Borondo doesn't use social media, and Narcissus feels like a way of examining this. Now, we only see our true selves when we are looking at a copy, a reflection of us. His murals are often poetic musings of contemporary society, rarely political, always deeply human.
In a similar vein of innovation, Borondo worked with glass to magnificent effect. Light and shadow has always featured heavily in his exploratory approach to his subjects and with glass, he was able to experiment in a way that was even more dynamic. The disused buildings that line streets - scars of economic decline and reminders of political failure, were the inspiration for the idea of his scratched glass pieces.

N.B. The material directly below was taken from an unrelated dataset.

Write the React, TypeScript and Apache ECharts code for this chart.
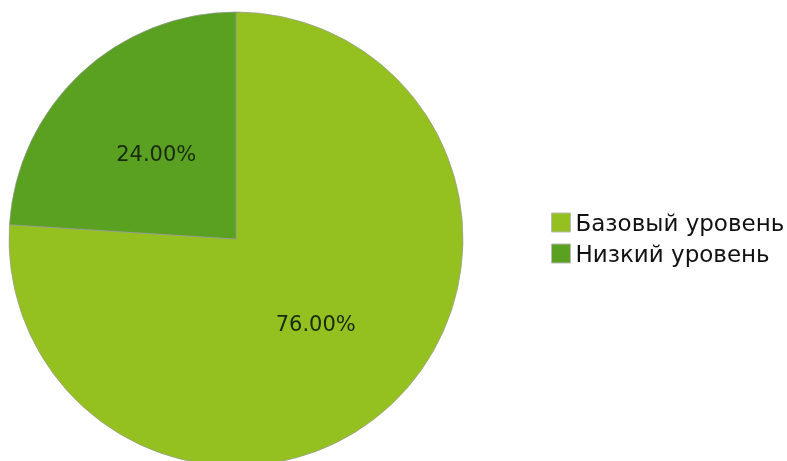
import React, { useEffect, useRef } from "react";
import * as echarts from "echarts";

const categories = ["Базовый уровень", "Низкий уровень"];
const values = [76, 24];
const colors = ["#94c11f", "#5aa021"];

export default function App() {
  const ref = useRef<HTMLDivElement>(null);
  useEffect(() => {
    document.body.style.margin = "0";
    const chart = echarts.init(ref.current!, null, { renderer: "svg" });
    chart.setOption({
      animation: false,
      color: colors,
      legend: {
        orient: "vertical",
        left: 551,
        top: 211,
        padding: 0,
        icon: "rect",
        itemWidth: 19,
        itemHeight: 19,
        itemGap: 8,
        itemTextGap: 5,
        itemStyle: { borderColor: "#bbbbbb", borderWidth: 1 },
        textStyle: { fontFamily: "DejaVu Sans", fontSize: 23, color: "#111" },
        data: categories,
      },
      series: [
        {
          type: "pie",
          center: [236, 239],
          radius: 227,
          startAngle: 90,
          clockwise: true,
          label: {
            position: "inside",
            formatter: (p: any) => p.value.toFixed(2) + "%",
            fontFamily: "DejaVu Sans",
            fontSize: 21,
            color: "#1a2a10",
          },
          labelLine: { show: false },
          itemStyle: { borderColor: "#9a9a9a", borderWidth: 0.7 },
          emphasis: { disabled: true },
          data: categories.map((c, i) => ({ name: c, value: values[i] })),
        },
      ],
    });
    return () => chart.dispose();
  }, []);
  return <div ref={ref} style={{ position: "fixed", left: 0, top: 0, width: 787, height: 461 }} />;
}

He'd paint the inside of windows with white and scratch away the form of bodies, faces, skulls. The things that are always left behind after these critical moments in economic history - people picking up the pieces of anything that's left. Borondo likens it to walking past the windows and scraping the detritus that clouds the them from the surface. In picking it off, you can see what's inside - what remains of what was once there.
Glass is also paradoxically fragile and strong - it can protect, magnify and grant freedom. On the other hand, it can easily break with dramatic and fatal consequence. The line of frailty and violence seems to permeate his work. Their scale is threatening, yet the subjects have an inherent melancholy that his dark brushstrokes exude. Online, his presence is a mystery and his art remains somewhat similar. Their meaning is never worn on their sleeve. Like the best things, people and places, you need to scratch the surface to find the soul.